L’affrontement qui est apparu en termes de fétichisme politique comme un affrontement entre anarchistes et KKE devant le Parlement se produit comme un affrontement interne entre des pratiques du prolétariat dans tout le cycle de luttes qui a commencé avec la restructuration des années 80 (90 pour la Grèce). Il constitue la substance de ce cycle de luttes, et maintenant, dans la crise, toutes les contradictions qui l’ont engendré et développé se condensent et se rencontrent. Cet affrontement a été produit historiquement comme un résultat de l’accumulation du capital, c’est-à-dire de la lutte des classes, et n’est pas le produit de « stratégies », de « trahisons », de « conscience de classe » et autres constructions idéologiques. Les deux camps qui se forment à grande vitesse dans la condensation du temps historique ont des contours mouvants ; et ce qui semble aujourd’hui, à travers le dépassement de ses propres limites, préfigurer la révolution paraîtra demain divisé, ses contradictions internes, qui peuvent paraître aujourd’hui peu importantes, vont exploser. L’approfondissement de la crise mènera les pratiques au-delà du « stade des émeutes », dans lequel à l’évidence nous nous trouvons aujourd’hui. Les révoltés de demain (qui n’est peut-être pas si lointain) seront contraints à prendre des mesures de continuation de la lutte qui seront en même temps des mesures de survie : des mesures communistes qui toucheront le noyau de la production de plus-value et qui seront aussi l’édification de nouveaux rapports sociaux. Dans le camp qui contestera l’existence même de la valeur vont, par exemple, exploser les contradictions du militarisme et du sexisme, qui accompagnent inévitablement les émeutes. Des conflits internes viennent, de nouvelles divisions sont inéluctables.

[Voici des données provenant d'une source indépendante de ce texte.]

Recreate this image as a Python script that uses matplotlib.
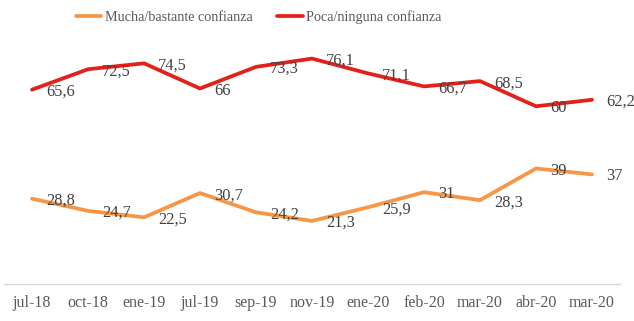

Nous nous trouvons dans le tourbillon, il n’y a plus rien qui puisse nous sortir de là. Toute tentative de saisir la structure des rapports de notre époque, toute tentative de nous affranchir d’une conception politique de la révolution, d’une conception qui, étant politique, appartient au monde révolu des révolutions passées, ne manquera pas de contribuer à la critique de ce monde – d’un monde qui de toute façon tremble, qui, en tant qu’ensemble de rapports sociaux, est menacé de destruction totale par la révolution qui vient.
Des agents du chaos
Quelques mots de commentaire
Quand les camarades grecs de Blaumachen présentent ce qu’il s’est passé lors de la manifestation du 19 novembre 2011 à Athènes, cela permet d’approcher en situation ce que nous appelons conjoncture.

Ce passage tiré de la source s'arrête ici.